How can you describe chocolate to someone. You can’t really know how delicious chocolate is, how once you taste it you must have it and how nothing else compares…without tasting it.
To me, becoming a parent was the same.
At the end of my life it would be the only thing I would have regretted not doing.
It is the best decision I have ever made and the most important j ob I have ever had. And the one accomplishment I am most proud and also most worried about doing a good job.
There is no manual and too many grading systems. I tend to grade on the curve.
Some days I curve up towards heroic ,some days merely great and others, well ,lets just say my kids are young and maybe they won’t remember those days.
Memory is a funny thing because I can’t for the life of me remember much before my name changed from Kim to Mom.
Some days Mom feels like a four letter word.
Luckily, most days the four letters spell LOVE.


2 Comments:

Blogger Melissa said...

I love the schedule.

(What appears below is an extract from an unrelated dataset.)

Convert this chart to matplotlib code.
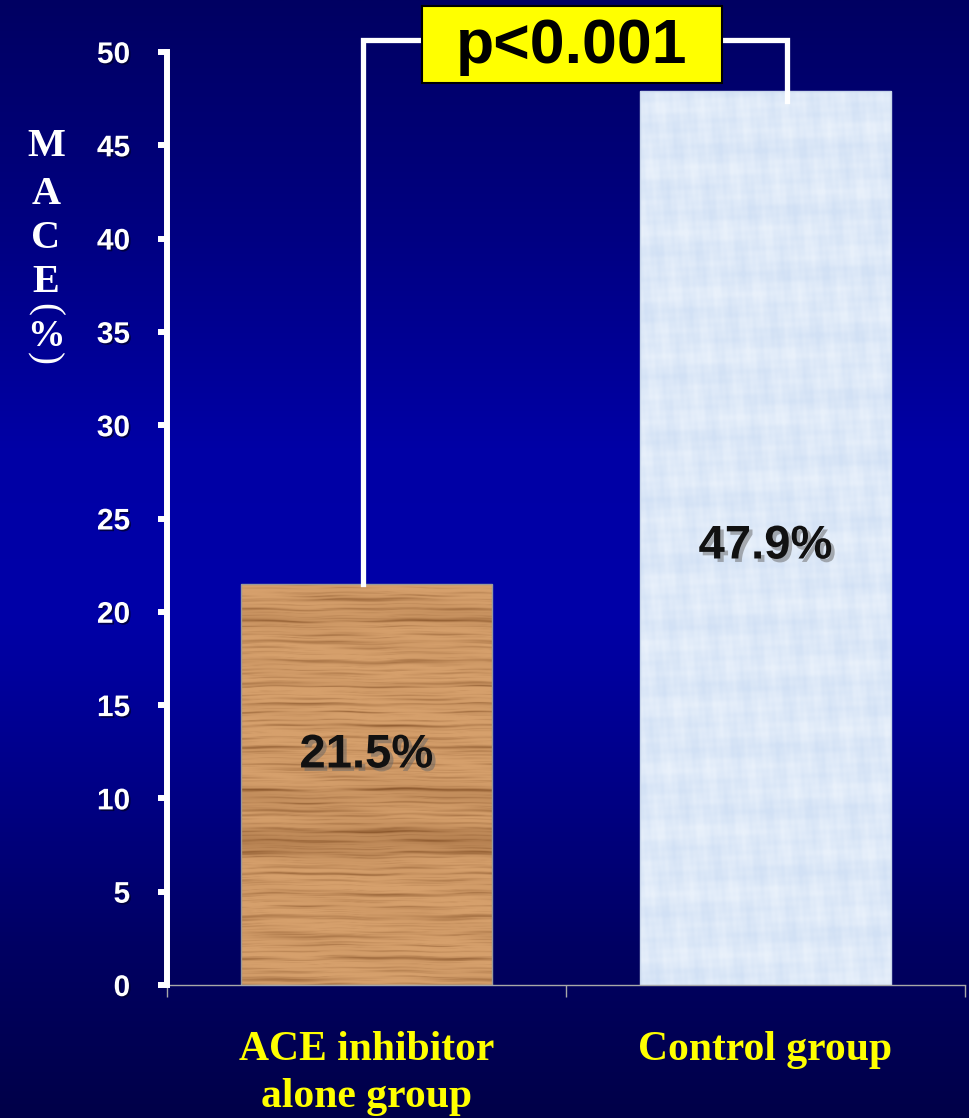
import numpy as np
import matplotlib
matplotlib.use("Agg")
import matplotlib.pyplot as plt
from matplotlib import patheffects as pe
from matplotlib.patches import Rectangle

# ---- data ----
groups = ["ACE inhibitor\nalone group", "Control group"]
mace_pct = [21.5, 47.9]
p_text = "p<0.001"
y_ticks = [0, 5, 10, 15, 20, 25, 30, 35, 40, 45, 50]
y_label_chars = ["M", "A", "C", "E"]

W_PX, H_PX, DPI = 970, 1118, 100
fig = plt.figure(figsize=(W_PX / DPI, H_PX / DPI), dpi=DPI)


def fx(px):
    return px / W_PX


def fy(py):
    return 1 - py / H_PX


# vertical navy gradient background
bg_ax = fig.add_axes([0, 0, 1, 1], zorder=-10)
stops_y = [0.0, 0.2, 0.4, 0.55, 0.7, 0.85, 1.0]
stops_b = [98, 128, 165, 168, 135, 98, 72]
rows = np.linspace(0, 1, 600)
blue = np.interp(rows, stops_y, stops_b) / 255.0
grad = np.zeros((600, 2, 3))
grad[:, :, 2] = blue[:, None]
bg_ax.imshow(grad, aspect="auto", extent=[0, 1, 0, 1], origin="upper")
bg_ax.set_axis_off()

ax = fig.add_axes([fx(167), fy(985), fx(965) - fx(167), fy(52) - fy(985)])
ax.set_facecolor("none")
x = np.arange(len(groups))
ax.set_xlim(-0.5, 1.5)
ax.set_ylim(0, 50)

bars = ax.bar(x, mace_pct, width=0.63, zorder=2)


# textures for bar fills
def wood_texture(h=600, w=200):
    yy, xx = np.mgrid[0:1:h * 1j, 0:1:w * 1j]
    warp = 0.0015 * np.sin(2 * np.pi * (xx * 1.3 + yy * 2)) + 0.001 * np.sin(2 * np.pi * (xx * 3.7 + 0.3))
    t = yy + warp
    lines = np.zeros_like(yy)
    specs = [(19, 0.0, 0.55, 1.1), (31, 1.3, 0.45, 2.3), (47, 2.1, 0.35, 1.7), (73, 0.7, 0.3, 3.1),
             (97, 1.9, 0.25, 2.7)]
    for freq, ph, amp, fxq in specs:
        peak = np.clip(np.sin(2 * np.pi * t * freq + ph), 0, 1) ** 10
        broken = 0.55 + 0.45 * np.sin(2 * np.pi * (xx * fxq + yy * freq * 0.37) + ph * 2)
        lines += amp * peak * broken
    band = (0.35 * np.exp(-((yy - 0.36) / 0.04) ** 2) + 0.2 * np.exp(-((yy - 0.47) / 0.03) ** 2)
            + 0.15 * np.exp(-((yy - 0.92) / 0.03) ** 2))
    mix = np.clip(lines + band + 0.05 * np.sin(2 * np.pi * (xx * 1.1 + yy * 9)), 0, 1)
    light = np.array([214, 160, 108]) / 255
    dark = np.array([140, 88, 45]) / 255
    return light * (1 - mix[..., None]) + dark * mix[..., None]


def paper_texture(h=600, w=200):
    yy, xx = np.mgrid[0:1:h * 1j, 0:1:w * 1j]
    yy2 = yy * 2.4
    blot = (np.sin(2 * np.pi * (3.1 * xx + 2.3 * yy2) + 0.4) * np.sin(2 * np.pi * (-2.7 * xx + 3.9 * yy2) + 1.9)
            + np.sin(2 * np.pi * (6.3 * xx - 4.1 * yy2) + 2.7) * np.sin(2 * np.pi * (5.9 * xx + 7.7 * yy2) + 0.9))
    fibre = (np.sin(2 * np.pi * (14.3 * xx + 11.1 * yy2) + 1.3) * np.sin(2 * np.pi * (-12.7 * xx + 15.9 * yy2) + 0.2)
             + np.sin(2 * np.pi * (23.1 * xx - 19.7 * yy2) + 2.2) * np.sin(2 * np.pi * (21.3 * xx + 25.9 * yy2)))
    n = 0.7 * blot + 0.3 * fibre
    m = np.clip((n + 1.4) / 2.8, 0, 1)
    light = np.array([233, 241, 251]) / 255
    dark = np.array([210, 225, 245]) / 255
    return light * (1 - m[..., None]) + dark * m[..., None]


textures = [wood_texture(), paper_texture()]
edges = ["#9a9a9a", "#c8d6ea"]
for bar, tex, ec in zip(bars, textures, edges):
    bar.set_facecolor("none")
    bar.set_edgecolor(ec)
    bar.set_linewidth(1.0)
    x0, y0 = bar.get_x(), bar.get_y()
    im = ax.imshow(tex, extent=[x0, x0 + bar.get_width(), y0, y0 + bar.get_height()],
                   origin="lower", aspect="auto", zorder=1.5, interpolation="bilinear")
    im.set_clip_path(bar)

# value labels inside bars
label_heights = (12.3, 23.5)
for xi, v, ly in zip(x, mace_pct, label_heights):
    ax.text(xi, ly, f"{v}%", ha="center", va="center", fontsize=34, fontweight="bold",
            family="Liberation Sans", color="#111111", zorder=4,
            path_effects=[pe.SimplePatchShadow(offset=(2.5, -2.5), shadow_rgbFace="#666666", alpha=0.5),
                          pe.Normal()])

# significance bracket
bracket_top = 50.65
ax.plot([-0.01, -0.01, 1.054, 1.054], [mace_pct[0], bracket_top, bracket_top, 47.4],
        color="white", lw=3.8, solid_joinstyle="miter", clip_on=False, zorder=3)

# p-value box
fig.add_artist(Rectangle((fx(422), fy(83)), fx(722) - fx(422), fy(6) - fy(83),
                         transform=fig.transFigure, facecolor="#ffff00", edgecolor="black",
                         linewidth=1.5, zorder=5))
fig.text(fx(572), fy(63), p_text, ha="center", va="baseline", fontsize=45,
         fontweight="bold", family="Liberation Sans", color="black", zorder=6)

# axes styling
for side in ("top", "right"):
    ax.spines[side].set_visible(False)
ax.spines["left"].set_color("white")
ax.spines["left"].set_linewidth(4.3)
ax.spines["left"].set_zorder(3)
ax.spines["bottom"].set_color("#a8a8a8")
ax.spines["bottom"].set_linewidth(1.0)

ax.set_yticks(y_ticks)
ax.set_yticklabels([str(t) for t in y_ticks])
ax.tick_params(axis="y", direction="out", length=6.5, width=4.3, color="white", pad=20,
               labelsize=21.5, labelcolor="white")
for lab in ax.get_yticklabels():
    lab.set_fontfamily("Liberation Sans")
    lab.set_fontweight("bold")
    lab.set_path_effects([pe.SimplePatchShadow(offset=(1.2, -1.2), shadow_rgbFace="#000030", alpha=0.8),
                          pe.Normal()])

ax.set_xticks(x)
ax.set_xticklabels(groups)
ax.set_xticks([-0.5, 0.5, 1.5], minor=True)
ax.tick_params(axis="x", which="major", length=0, pad=33, labelsize=30, labelcolor="#ffff00")
ax.tick_params(axis="x", which="minor", direction="out", length=8.6, width=1.0, color="#a8a8a8")
for lab in ax.get_xticklabels():
    lab.set_fontfamily("Liberation Serif")
    lab.set_fontweight("bold")
    lab.set_linespacing(1.3)

# stacked vertical axis title
letter_y = [146, 194, 238, 283]
for ch, py in zip(y_label_chars, letter_y):
    fig.text(fx(46), fy(py), ch, ha="center", va="center", fontsize=29, fontweight="bold",
             family="Liberation Serif", color="white")
fig.text(fx(44), fy(310), "(", ha="center", va="center", rotation=-90, fontsize=28,
         family="Liberation Serif", color="white")
fig.text(fx(46), fy(336), "%", ha="center", va="center", fontsize=27, fontweight="bold",
         family="Liberation Serif", color="white")
fig.text(fx(44), fy(358), ")", ha="center", va="center", rotation=-90, fontsize=28,
         family="Liberation Serif", color="white")

fig.savefig("out.png", dpi=DPI)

Nap, nap, nap, nap, nap. Thank you for sharing your memories with us.

Anonymous Anonymous said...

I am a SAHM to 3 kids and I've been home for 15 years ! We adopted our first child 15 years ago and I haven't looked back. I don't miss work, either. After 15 years of being home, I'm not bored with it at all. It's the best decision I ever made.
Congratulations to your family and I wish you much happiness. Motherhood sure is fun.